Как повествует Том Вулф в «Электропрохладительном кислотном тесте», названном «Нью Йорк таймс» «лучшей книгой о хиппи», именно Кен Кизи с «Веселыми проказниками», объехавший в середине 60-х гг. пол-Америки на своем нашпигованном электроаппаратурой, раскрашенном люминисцентными акриловыми красками и расписанном безумными лозунгами школьном автобусе образца 1939 года, а позднее организовавший в пригородах Лос-Анджелеса знаменитые «фестивали полетов», массовые музыкальные вечеринки-хэппенинги, и был тем, кто фактически, сформировал мировоззрение хиппи, и сакраментальной «кислоте» в творившихся им сиюминутных (ситуционистских) сценариях групповой психотерапии отводилось, кстати, далеко не первое место. Чего же добивался Кизи, призывавший вырваться из мира «обучения и воспитания, где мозг всего лишь редукционный клапан» [12, с.74] и пережить «опыт восприятия Иного Мира, более высокого уровня реальности, и ощущение вечности» [12, с. 174]? Организовать посюстороннюю «вечность» в соответствии с лозунгом: «Кроме вас здесь богов нет» на импровизированных сеансах групповой психотерапии, в едином действе  СИЮ МИНУТУ  сочетая свет (стробоскопические вспышки прожекторов), цвет (психоделический плакат и невероятные костюмы), музыку (какофоническую «музыку толпы»), танец и, конечно, «кислоту», смешанную с прохладительными напитками. Новый способ самовыражения тотчас был подхвачен субкультурой хиппи: «истинно хипповский опыт  вовсе не пляски нагишом на поляне среди ромашек, но наркотический трип на рок-концерте.

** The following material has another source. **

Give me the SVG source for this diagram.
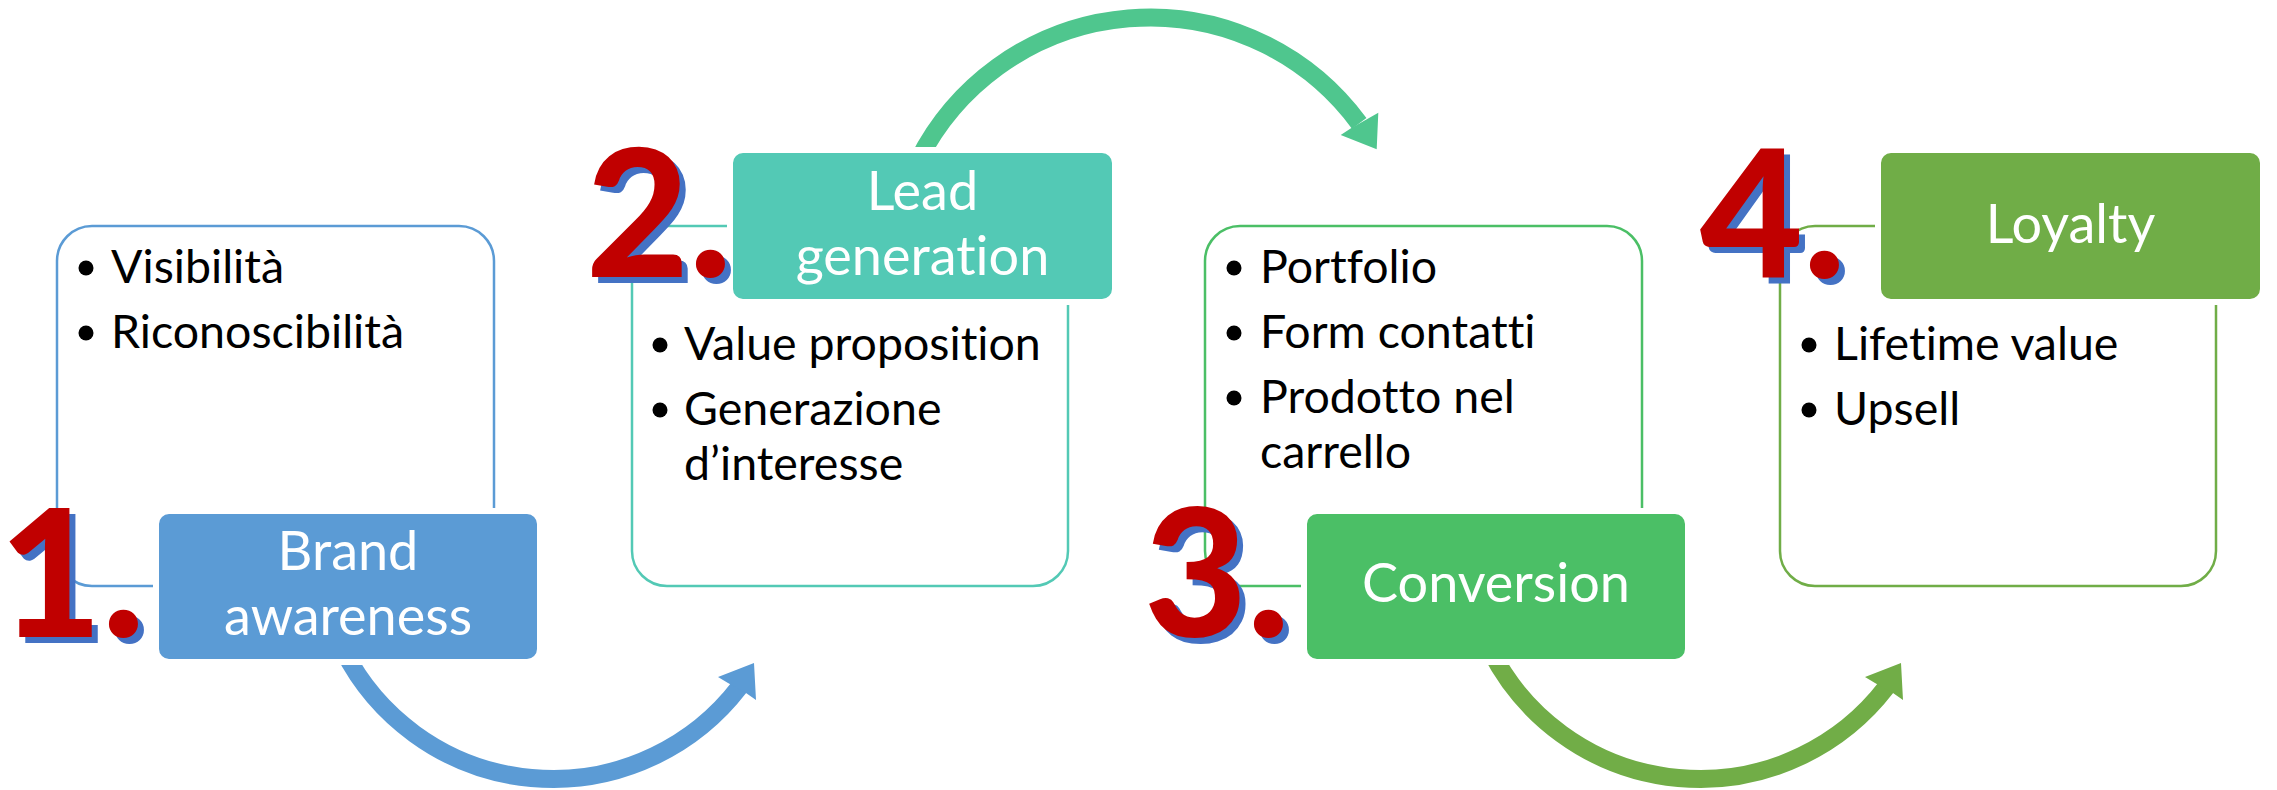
<svg xmlns="http://www.w3.org/2000/svg" width="2277" height="790" viewBox="0 0 2277 790">
  <style>
    text { font-family: Lato, "Open Sans", "Liberation Sans", sans-serif; font-variant-ligatures: none; }
    .item { font-size: 46.5px; fill: #000000; }
    .label { font-size: 54px; fill: #ffffff; text-anchor: middle; }
    .num { font-size: 178px; font-weight: 900; }
    .num-shadow { fill: #4472C4; }
    .num-main { fill: #C00000; }
    .frame { fill: none; stroke-width: 2.5; }
    .tab { stroke: #ffffff; stroke-width: 6; }
    .shaft { fill: none; stroke-width: 18; stroke-linecap: butt; }
  </style>

  <!-- curved arrows between the stages -->
  <g id="connectors">
    <g id="arrow-1-2" fill="#5B9BD5">
      <path class="shaft" stroke="#5B9BD5" d="M 343.6 650.7 A 235 235 0 0 0 739.4 687.1"/>
      <polygon points="754,663 756,700 746,693 728,683 718,677"/>
    </g>
    <g id="arrow-2-3" fill="#4FC68E">
      <path class="shaft" stroke="#4FC68E" d="M 918.4 160 A 259.5 259.5 0 0 1 1359.2 123.4"/>
      <polygon points="1376.7,149.3 1378.3,112.7 1367.3,119 1351,128.3 1340.7,135"/>
    </g>
    <g id="arrow-3-4" fill="#71AD47">
      <path class="shaft" stroke="#71AD47" d="M 1490.6 650.7 A 235 235 0 0 0 1886.4 687.1"/>
      <polygon points="1901,663 1903,700 1893,693 1875,683 1865,677"/>
    </g>
  </g>

  <!-- stage 1: Brand awareness -->
  <g id="stage-1">
    <rect class="frame" x="57" y="226" width="437" height="360" rx="35" stroke="#5B9BD5"/>
    <circle cx="86" cy="268" r="7.5"/>
    <text class="item" x="111" y="283">Visibilità</text>
    <circle cx="86" cy="333" r="7.5"/>
    <text class="item" x="111" y="348">Riconoscibilità</text>
    <rect class="tab" x="156" y="511" width="384" height="151" rx="13" fill="#5B9BD5"/>
    <text class="label" x="348" y="570">Brand</text>
    <text class="label" x="348" y="635">awareness</text>
    <text class="num num-shadow" x="5" y="643">1.</text>
    <text class="num num-main" x="-1" y="637">1.</text>
  </g>

  <!-- stage 2: Lead generation -->
  <g id="stage-2">
    <rect class="frame" x="632" y="226" width="436" height="360" rx="35" stroke="#53C9B5"/>
    <circle cx="660" cy="345" r="7.5"/>
    <text class="item" x="684" y="360">Value proposition</text>
    <circle cx="660" cy="410" r="7.5"/>
    <text class="item" x="684" y="425">Generazione</text>
    <text class="item" x="684" y="480">d’interesse</text>
    <rect class="tab" x="730" y="150" width="385" height="152" rx="13" fill="#53C9B5"/>
    <text class="label" x="922.5" y="210">Lead</text>
    <text class="label" x="922.5" y="275">generation</text>
    <text class="num num-shadow" x="592" y="283">2.</text>
    <text class="num num-main" x="586" y="277">2.</text>
  </g>

  <!-- stage 3: Conversion -->
  <g id="stage-3">
    <rect class="frame" x="1205" y="226" width="437" height="360" rx="35" stroke="#4BBF66"/>
    <circle cx="1234" cy="268" r="7.5"/>
    <text class="item" x="1260" y="283">Portfolio</text>
    <circle cx="1234" cy="333" r="7.5"/>
    <text class="item" x="1260" y="348">Form contatti</text>
    <circle cx="1234" cy="398" r="7.5"/>
    <text class="item" x="1260" y="413">Prodotto nel</text>
    <text class="item" x="1260" y="468">carrello</text>
    <rect class="tab" x="1304" y="511" width="384" height="151" rx="13" fill="#4BBF66"/>
    <text class="label" x="1496" y="602">Conversion</text>
    <text class="num num-shadow" x="1150" y="643">3.</text>
    <text class="num num-main" x="1144" y="637">3.</text>
  </g>

  <!-- stage 4: Loyalty -->
  <g id="stage-4">
    <rect class="frame" x="1780" y="226" width="436" height="360" rx="35" stroke="#70AD47"/>
    <circle cx="1809" cy="345" r="7.5"/>
    <text class="item" x="1834" y="360">Lifetime value</text>
    <circle cx="1809" cy="410" r="7.5"/>
    <text class="item" x="1834" y="425">Upsell</text>
    <rect class="tab" x="1878" y="150" width="385" height="152" rx="13" fill="#70AD47"/>
    <text class="label" x="2070.5" y="243">Loyalty</text>
    <text class="num num-shadow" x="1706" y="284">4.</text>
    <text class="num num-main" x="1700" y="278">4.</text>
  </g>
</svg>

Психоделическое звуко- и светошоу было как техническим, так и диониссийским ритуалом: от забойного звукового оформления до видеоэффектов, создаваемых с помощью фильмов, слайдов, стробоскопов и диапроекторов, и ЛСД, под знаком которой проходил весь этот опыт» [10, с.36].

А ведь если отбросить криминальную экстравагантность «кислотного» компонента,  кстати сказать, позднее сам Кизи призывал отказаться от наркотиков, поскольку, как оказалось, электростимуляция органов чувств посредством стробоскопов способна «вызывать многие ощущения, связанные с опытом восприятия ЛСД без всякого приема ЛСД» [12, с.196],  здесь формировалась новая культурная матрица, парадоксальное соединение постулатов интерсубъективности, актуальной одномоментности, интерактивности и синкретизма электронных средств воздействия (праобраз грядущей мультимедийности), основные компоненты которой почти полностью совпадают с канонизированными Маклюэном характеристиками глобальной электронной цивилизации, вытесняющей индивидуалистическую и рационалистическую цивилизацию письменного слова. Иначе говоря, у стихийного бунта хиппи против опостылевших шаблонов истеблишмента обнаруживается весьма солидная культурно-антропологическая база, да и открытая ими новая модель «сверстнической» (peer) коллективистской мультимедийной социализации, хоть и напоминала вновь, «вслепую», открытые обряды шаманской инициации, явно была праобразом нынешней массовой киберсоциализации (например, через компьютерные игры).